Soru: Peki ya aile? Onlarla bağın var mı hâlâ?
Ayda:
İlk yıllar hiç konuşmadık. Sonra annemle gizli gizli telefonda görüşmeye başladık. Babam hâlâ beni yok sayıyor ama annem geçen yıl “Ayda” dedi. O kelimeyi ilk kez ondan duydum. Ağladım. İşte o an İzmir’de kurduğum yeni hayat, bir anda tam anlamıyla ‘benim hayatım’ oldu.
Soru: Travesti bir kadın olarak İzmir’de kendini özgür hissediyor musun?
Ayda:
Kısmen, evet. En azından bazı sokaklarda kimliğimi gizleme ihtiyacı duymuyorum. Arkadaşlarım var, beni olduğum gibi kabul eden bir komşum var… Bunlar büyük kazanımlar. İstanbul’da yaşasam belki bu kadar “normal” hissedemezdim. İzmir’de bazen hayat gerçekten hayat gibi.

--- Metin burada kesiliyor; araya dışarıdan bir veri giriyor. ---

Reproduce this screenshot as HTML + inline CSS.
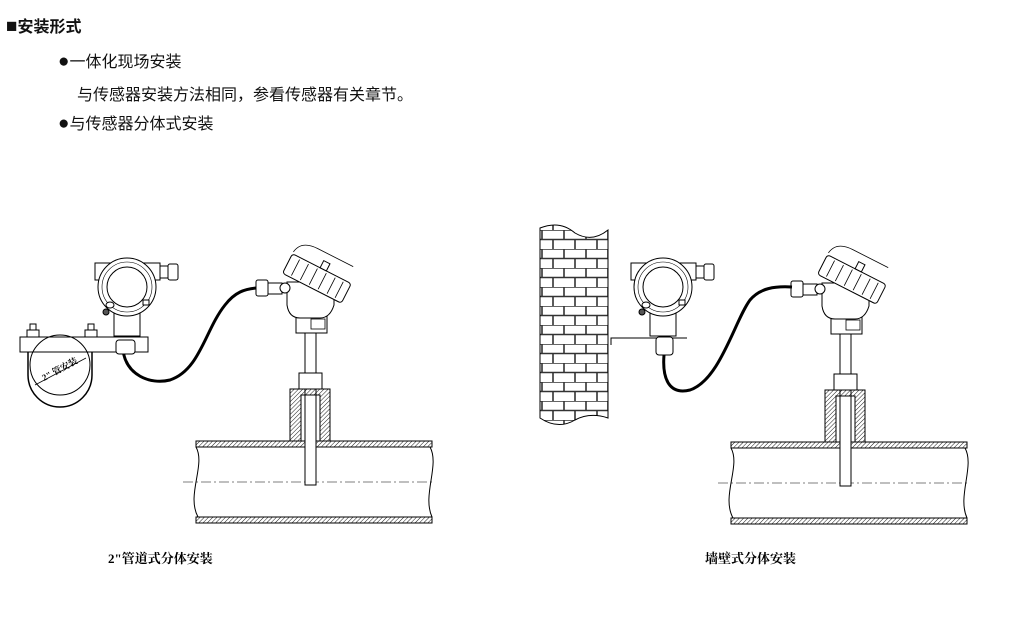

Soru: Bugün aynaya baktığında ne görüyorsun?
Ayda:
Bir kadın görüyorum. Yorulmuş ama dimdik duran bir kadın. Bütün “yapamazsın”lara rağmen yapmış biri. Ve İzmir’de kurduğu yeni hayatı, kendi elleriyle yazan biri.
Editörün Notu:
Ayda’nın hikâyesi, yalnızca bir bireyin değil; binlerce travesti kadının sesini taşıyor. Her biri kendi gibi olabilmek için şehir şehir gezdi, bazıları yok sayıldı, bazıları da bu şehirde var olmayı başardı. İzmir, onların sığınağı değil — savaş meydanı da değil. Ama kendilerine ait bir parça toprağı burada bulabildiler.